Sylabs Deepens Singularity Support for OCI Specification
Sylabs today made available an update to its Singularity container platform that is now tightly integrated with containers based on the Open Container Initiative (OCI) specification.
Sylabs CTO Adam Hughes said as more enterprise IT organizations run larger-scale containers, they are looking for a container runtime platform designed from the ground up to run them at scale. Today, Singularity containers are used mainly in high-performance computing (HPC) environments, but are starting to gain traction in traditional enterprise IT environments, he said.
SingularityCE 4.0 makes it simpler to run applications built using either OCI-compatible Docker or Podman containers in a production environment via integration with Sylabs’ Singularity Image Format (SIF), added Hughes.
OCI defines a Runtime Specification (runtime-spec), Image Specification (image-spec) and the Distribution Specification (distribution-spec). The Runtime Specification outlines how to run a “filesystem bundle” that is unpacked on disk to enable an OCI image to run on any runtime that supports runtime-spec.
In addition to supporting runtime-spec, Sylabs also enhanced its Container Device Interface in collaboration with NVIDIA to make running Singularity containers more efficient on top of graphical processor units (GPUs). That capability will prove critical as more container applications are built that invoke artificial intelligence (AI) models, said Hughes.
Singularity containers, for example, are designed to enable non-privileged execution, employ a specialized encryption security model, support parallel file systems and grant direct access to hardware resources to improve overall performance. In fact, as more containers are used to build AI applications, more enterprise IT organizations will encounter the same issues that have led IT teams running HPC applications to embrace Singularity, said Hughes.
For several years now, Sylabs has been making a case for using Singularity containers in runtime environments as an alternative to Docker. However, as more mission-critical applications are built and deployed using containers, more IT operations teams than ever are evaluating their runtime options, said Hughes.

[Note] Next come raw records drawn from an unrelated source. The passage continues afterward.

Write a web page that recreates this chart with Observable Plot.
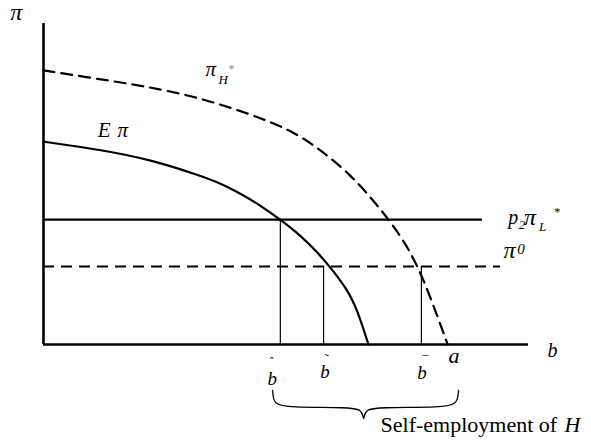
<!DOCTYPE html>
<html>
<head>
<meta charset="utf-8">
<script src="https://cdn.jsdelivr.net/npm/d3@7"></script>
<script src="https://cdn.jsdelivr.net/npm/@observablehq/plot@0.6"></script>
<style>
  html, body { margin: 0; padding: 0; background: #fff; }
  #chart svg { display: block; }
</style>
</head>
<body>
<div id="chart"></div>
<script>
// ---- Data (b on horizontal axis, pi on vertical axis; a = 100) ----
const ePiB   = [0, 14.1, 26.5, 38.8, 43.8, 48.7, 53.7, 58.6, 63.6, 67.8, 71.0, 75.2, 77.7, 80.4];
const ePiVal = [63.2, 60.7, 57.6, 52.6, 50.2, 47.1, 43.3, 38.9, 34.0, 28.7, 24.0, 17.1, 10.6, 0];

const piHB   = [0, 14.1, 24.0, 36.4, 48.7, 61.1, 68.5, 75.9, 81.6, 85.4, 89.1, 92.5, 95.8, 100];
const piHVal = [85.4, 82.6, 80.7, 77.6, 72.9, 67.0, 60.7, 53.0, 44.9, 38.9, 32.4, 24.6, 14.6, 0];

const p2PiL = 38.9;   // level of p2 * piL*
const pi0   = 24.3;   // level of pi^0
const bHat = 58.6, bTilde = 69.3, bBar = 93.5, aVal = 100;
const xMax = 120, yMax = 100;
const p2End = 108.6, pi0End = 113.1;

// brace under the axis from b-hat to a
const braceX = [56.7, 56.9, 60.6, 75.5, 78.7, 79.2, 79.2, 79.2, 79.7, 82.9, 98.7, 102.4, 102.7];
const braceY = [-14.3, -18.7, -19.6, -19.6, -20.2, -23.1, -23.1, -23.1, -20.2, -19.6, -19.6, -18.7, -14.3];

// ---- Annotation texts ----
const labelsMath = [
  {x: -8.2, y: 101.2, t: "π", s: 24},
  {x: 40.1, y: 83.8, t: "π", s: 21},
  {x: 43.3, y: 81.2, t: "H", s: 13},
  {x: 13.4, y: 64.5, t: "E", s: 21},
  {x: 18.3, y: 64.5, t: "π", s: 21},
  {x: 115.0, y: 37.4, t: "p", s: 20},
  {x: 117.6, y: 36.1, t: "2", s: 13},
  {x: 118.9, y: 37.1, t: "π", s: 24},
  {x: 122.6, y: 35.5, t: "L", s: 13},
  {x: 113.8, y: 26.8, t: "π", s: 24},
  {x: 117.2, y: 28.3, t: "0", s: 15},
  {x: 124.7, y: -4.0, t: "b", s: 20},
  {x: 100.2, y: -5.9, t: "a", s: 22},
  {x: 55.4, y: -12.5, t: "b", s: 19},
  {x: 68.5, y: -10.3, t: "b", s: 19},
  {x: 92.5, y: -10.6, t: "b", s: 19}
];
const labelsStar = [
  {x: 45.8, y: 84.7, t: "*", c: "#888"},
  {x: 126.4, y: 39.9, t: "*", c: "#000"}
];
const accents = [
  {x: 56.5, y: -6.8, t: "ˆ"},
  {x: 70.1, y: -5.8, t: "˜"},
  {x: 94.5, y: -6.5, t: "¯"}
];
const caption = [{x: 83.4, y: -27.4, t: "Self-employment of"}];
const captionH = [{x: 128.9, y: -27.4, t: "H"}];

const ePi = ePiB.map((b, i) => ({b, v: ePiVal[i]}));
const piH = piHB.map((b, i) => ({b, v: piHVal[i]}));
const brace = braceX.map((b, i) => ({b, v: braceY[i]}));

const serif = "Liberation Serif";

const chart = Plot.plot({
  width: 591,
  height: 441,
  margin: 0,
  x: {domain: [0, xMax], range: [43, 528], axis: null},
  y: {domain: [0, yMax], range: [344, 23], axis: null},
  marks: [
    // axes
    Plot.ruleX([0], {y1: 0, y2: yMax, strokeWidth: 2.6, stroke: "#000"}),
    Plot.ruleY([0], {x1: 0, x2: xMax, strokeWidth: 2.6, stroke: "#000"}),
    // horizontal levels
    Plot.ruleY([p2PiL], {x1: 0, x2: p2End, strokeWidth: 2.2, stroke: "#000"}),
    Plot.ruleY([pi0], {x1: 0, x2: pi0End, strokeWidth: 2.2, stroke: "#000", strokeDasharray: "11,7"}),
    // vertical guides
    Plot.ruleX([bHat], {y1: 0, y2: p2PiL, strokeWidth: 1.2, stroke: "#000"}),
    Plot.ruleX([bTilde], {y1: 0, y2: pi0, strokeWidth: 1.2, stroke: "#000"}),
    Plot.ruleX([bBar], {y1: 0, y2: pi0, strokeWidth: 1.2, stroke: "#000"}),
    // curves
    Plot.line(ePi, {x: "b", y: "v", curve: "basis", strokeWidth: 2.2, stroke: "#000"}),
    Plot.line(piH, {x: "b", y: "v", curve: "basis", strokeWidth: 2.2, stroke: "#000", strokeDasharray: "11,7"}),
    // brace
    Plot.line(brace, {x: "b", y: "v", curve: "basis", strokeWidth: 1.3, stroke: "#000"}),
    // labels
    Plot.text(labelsMath, {x: "x", y: "y", text: "t", fontSize: "s", textAnchor: "start", lineAnchor: "bottom",
      fontFamily: serif, fontStyle: "italic", fill: "#000"}),
    Plot.text(labelsStar, {x: "x", y: "y", text: "t", fontSize: 12, textAnchor: "start", lineAnchor: "bottom",
      fontFamily: serif, fill: "c"}),
    Plot.text(accents, {x: "x", y: "y", text: "t", fontSize: 12, textAnchor: "middle", lineAnchor: "bottom",
      fontFamily: serif, fill: "#000"}),
    Plot.text(caption, {x: "x", y: "y", text: "t", fontSize: 22, textAnchor: "start", lineAnchor: "bottom",
      fontFamily: serif, fill: "#000"}),
    Plot.text(captionH, {x: "x", y: "y", text: "t", fontSize: 22, textAnchor: "start", lineAnchor: "bottom",
      fontFamily: serif, fontStyle: "italic", fill: "#000"})
  ]
});
document.getElementById("chart").appendChild(chart);
</script>
</body>
</html>
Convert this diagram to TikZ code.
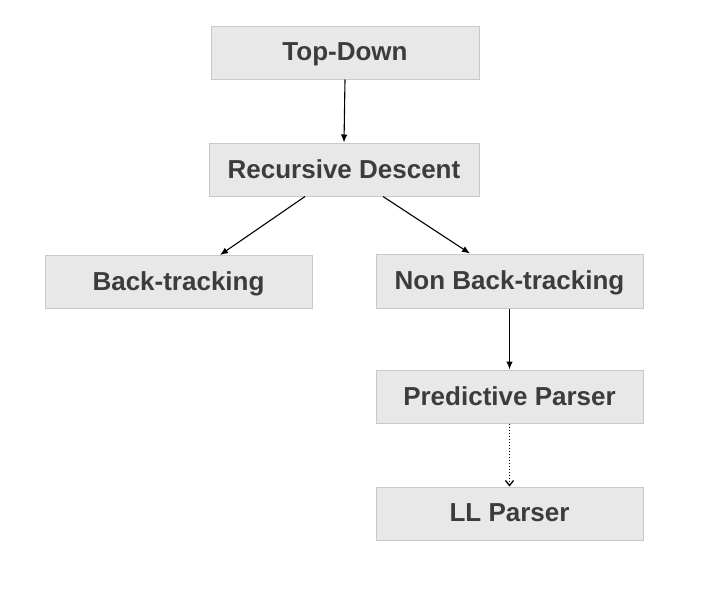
\documentclass[tikz,border=0pt]{standalone}
\usepackage{fontspec}
\setmainfont{Liberation Sans}
\usetikzlibrary{arrows.meta}
\definecolor{boxfill}{HTML}{E8E8E8}
\definecolor{boxline}{HTML}{C9C9C9}
\definecolor{boxtext}{HTML}{3C3C3C}
\tikzset{
  pbox/.style={draw=boxline, fill=boxfill, line width=1pt, rectangle,
    minimum width=268pt, minimum height=53pt, inner sep=0pt,
    font=\fontsize{26}{30}\selectfont\bfseries, text=boxtext,
    text depth=1pt},
  conn/.style={line width=1.1pt, -{Latex[length=8pt,width=6.5pt]}},
  dconn/.style={line width=1.3pt, dash pattern=on 1.5pt off 1.5pt, -{Straight Barb[length=5pt,width=8pt]}}
}
\begin{document}
\begin{tikzpicture}[x=1pt,y=-1pt]
\useasboundingbox[fill=white] (0,0) rectangle (706,590);
\node[pbox] (td) at (345,52.5) {Top-Down};
\node[pbox, minimum width=270pt] (rd) at (344,169.5) {Recursive Descent};
\node[pbox, minimum width=267pt] (bt) at (178.5,282) {Back-tracking};
\node[pbox, minimum width=267pt, minimum height=54pt] (nb) at (509.5,281) {Non Back-tracking};
\node[pbox, minimum width=267pt] (pp) at (509.5,396.5) {Predictive Parser};
\node[pbox, minimum width=267pt] (ll) at (509.5,513.5) {LL Parser};
\draw[conn] (td.south) -- (rd.north);
\draw[conn] ([xshift=-39pt]rd.south) -- ([xshift=41.5pt]bt.north);
\draw[conn] ([xshift=39pt]rd.south) -- ([xshift=-39.5pt]nb.north);
\draw[conn] (nb.south) -- (pp.north);
\draw[dconn] (pp.south) -- (ll.north);
\end{tikzpicture}
\end{document}
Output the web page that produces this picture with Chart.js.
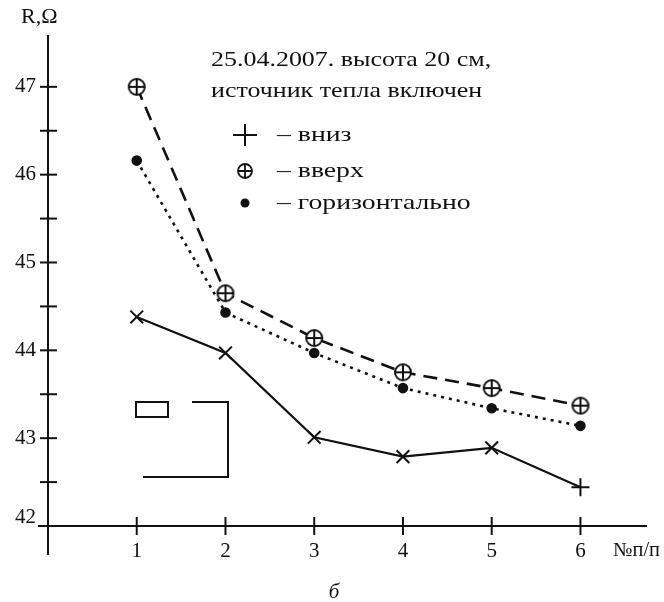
<!DOCTYPE html>
<html>
<head>
<meta charset="utf-8">
<script src="https://cdn.jsdelivr.net/npm/chart.js@4.4.1/dist/chart.umd.min.js"></script>
<style>
  html, body { margin: 0; padding: 0; background: #fff; }
  #wrap { position: relative; width: 664px; height: 602px; }
</style>
</head>
<body>
<div id="wrap"><canvas id="r-chart"></canvas></div>
<script>
// measurement number (№п/п)
const positions = [1, 2, 3, 4, 5, 6];
// resistance, Ohm
const downVals = [44.38, 43.97, 43.01, 42.79, 42.89, 42.44];
const upVals = [47.0, 44.65, 44.14, 43.75, 43.57, 43.37];
const horizVals = [46.16, 44.43, 43.97, 43.57, 43.34, 43.14];

const xTickLabels = ["1", "2", "3", "4", "5", "6"];
const yTickLabels = ["42", "43", "44", "45", "46", "47"];
const yMinorTicks = [42.5, 43.5, 44.5, 45.5, 46.5];

const titleLines = ["25.04.2007. высота 20 см,", "источник тепла включен"];
const legendLabels = ["– вниз", "– вверх", "– горизонтально"];

const serif = "'Liberation Serif', 'DejaVu Serif', serif";

function pts(vals) {
  return positions.map((p, i) => ({ x: p, y: vals[i] }));
}

// text slightly stretched sideways, like the scan
function wideText(ctx, t, x, y, sx) {
  ctx.save();
  ctx.translate(x, y);
  ctx.scale(sx, 1);
  ctx.fillText(t, 0, 0);
  ctx.restore();
}

// circle with a plus inside, used as point style for "вверх"
function circlePlus(r) {
  const c = document.createElement("canvas");
  const s = r * 2 + 4;
  c.width = s; c.height = s;
  const g = c.getContext("2d");
  g.strokeStyle = "#111";
  g.lineWidth = 2;
  g.fillStyle = "#fff";
  g.beginPath();
  g.arc(s / 2, s / 2, r, 0, Math.PI * 2);
  g.fill();
  g.stroke();
  g.beginPath();
  g.moveTo(s / 2 - r, s / 2); g.lineTo(s / 2 + r, s / 2);
  g.moveTo(s / 2, s / 2 - r); g.lineTo(s / 2, s / 2 + r);
  g.stroke();
  return c;
}
const cpImg = circlePlus(8);

const axesPlugin = {
  id: "axesPlugin",
  afterDraw(chart) {
    const ctx = chart.ctx;
    const xs = chart.scales.x, ys = chart.scales.y;
    const x0 = xs.getPixelForValue(0);
    const y0 = ys.getPixelForValue(42);
    ctx.save();
    ctx.strokeStyle = "#111";
    ctx.fillStyle = "#111";
    ctx.lineWidth = 2;

    // axes
    ctx.beginPath();
    ctx.moveTo(x0, chart.chartArea.top);
    ctx.lineTo(x0, y0 + 29);
    ctx.moveTo(x0 - 10, y0);
    ctx.lineTo(chart.chartArea.right, y0);
    ctx.stroke();

    // y ticks
    yTickLabels.map(Number).concat(yMinorTicks).forEach(v => {
      if (v === 42) return;
      const y = ys.getPixelForValue(v);
      ctx.beginPath();
      ctx.moveTo(x0 - 8, y);
      ctx.lineTo(x0 + 9, y);
      ctx.stroke();
    });
    // x ticks
    positions.forEach(p => {
      const x = xs.getPixelForValue(p);
      ctx.beginPath();
      ctx.moveTo(x, y0 - 9);
      ctx.lineTo(x, y0 + 9);
      ctx.stroke();
    });

    // tick labels
    ctx.font = "21px " + serif;
    ctx.textAlign = "right";
    ctx.textBaseline = "middle";
    yTickLabels.forEach((t, i) => {
      let y = ys.getPixelForValue(Number(t));
      if (i === 0) y -= 9;
      ctx.fillText(t, x0 - 12, y);
    });
    ctx.textAlign = "center";
    xTickLabels.forEach((t, i) => {
      ctx.fillText(t, xs.getPixelForValue(positions[i]), y0 + 25);
    });

    // axis titles
    ctx.font = "20px " + serif;
    ctx.textAlign = "left";
    wideText(ctx, "R,Ω", 21, 18, 1.1);
    wideText(ctx, "№п/п", 613, y0 + 25, 1.02);
    ctx.font = "italic 21px " + serif;
    ctx.textAlign = "center";
    ctx.fillText("б", 334, 592);

    // annotation
    ctx.font = "22px " + serif;
    ctx.textAlign = "left";
    wideText(ctx, titleLines[0], 211, 60, 1.18);
    wideText(ctx, titleLines[1], 211, 91, 1.18);

    // legend
    ctx.font = "22px " + serif;
    const ly = [135, 171, 203];
    legendLabels.forEach((t, i) => wideText(ctx, t, 277, ly[i], 1.26));
    ctx.lineWidth = 2;
    ctx.beginPath();
    ctx.moveTo(233, ly[0]); ctx.lineTo(257, ly[0]);
    ctx.moveTo(245, ly[0] - 11); ctx.lineTo(245, ly[0] + 11);
    ctx.stroke();
    ctx.lineWidth = 1.8;
    ctx.beginPath();
    ctx.arc(245, ly[1], 7, 0, Math.PI * 2);
    ctx.moveTo(238, ly[1]); ctx.lineTo(252, ly[1]);
    ctx.moveTo(245, ly[1] - 7); ctx.lineTo(245, ly[1] + 7);
    ctx.stroke();
    ctx.beginPath();
    ctx.arc(245, ly[2], 4.5, 0, Math.PI * 2);
    ctx.fill();

    // small inset frame left on the scan
    ctx.lineWidth = 2;
    ctx.strokeRect(136, 402, 32, 15);
    ctx.beginPath();
    ctx.moveTo(192, 402); ctx.lineTo(228, 402);
    ctx.lineTo(228, 477); ctx.lineTo(143, 477);
    ctx.stroke();
    ctx.restore();
  }
};

const config = {
  type: "scatter",
  data: {
    datasets: [
      {
        label: "вниз",
        data: pts(downVals),
        showLine: true,
        borderColor: "#111",
        borderWidth: 2.2,
        pointStyle: ["crossRot", "crossRot", "crossRot", "crossRot", "crossRot", "cross"],
        pointRadius: 9,
        pointBorderWidth: 2,
        pointBorderColor: "#111",
      },
      {
        label: "вверх",
        data: pts(upVals),
        showLine: true,
        borderColor: "#111",
        borderWidth: 2.6,
        borderDash: [14, 8],
        pointStyle: cpImg,
      },
      {
        label: "горизонтально",
        data: pts(horizVals),
        showLine: true,
        borderColor: "#111",
        borderWidth: 2.6,
        borderDash: [3, 5],
        pointStyle: "circle",
        pointRadius: 4,
        pointBackgroundColor: "#111",
        pointBorderColor: "#111",
      },
    ],
  },
  options: {
    responsive: true,
    maintainAspectRatio: false,
    animation: false,
    clip: false,
    layout: { padding: { left: 48, right: 17, top: 35, bottom: 76 } },
    plugins: { legend: { display: false }, tooltip: { enabled: false } },
    scales: {
      x: { type: "linear", min: 0, max: 6.75, display: false },
      y: { type: "linear", min: 42, max: 47.59, display: false },
    },
  },
  plugins: [axesPlugin],
};

new Chart(document.getElementById("r-chart").getContext("2d"), config);
</script>
</body>
</html>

Those same IT operations teams are also looking for more efficient ways to invoke expensive GPU resources that today are challenging to acquire given ongoing scarcities, he added.
It’s not clear how many IT operations teams are starting to run a mix of container types. As the OCI specification continues to gain traction, more organizations are starting to move beyond Docker containers. The bulk of container applications are still based on Docker, but it’s becoming more feasible to integrate different container types that comply with the OCI specification. That’s critical, because the attributes of Docker containers don’t lend themselves as well to the requirements of IT operations teams that need to manage cloud-native applications at scale, said Hughes.
Diversity of components is coming to the world of cloud-native applications. The issue is determining how best to embrace it based on the attributes of the applications being constructed.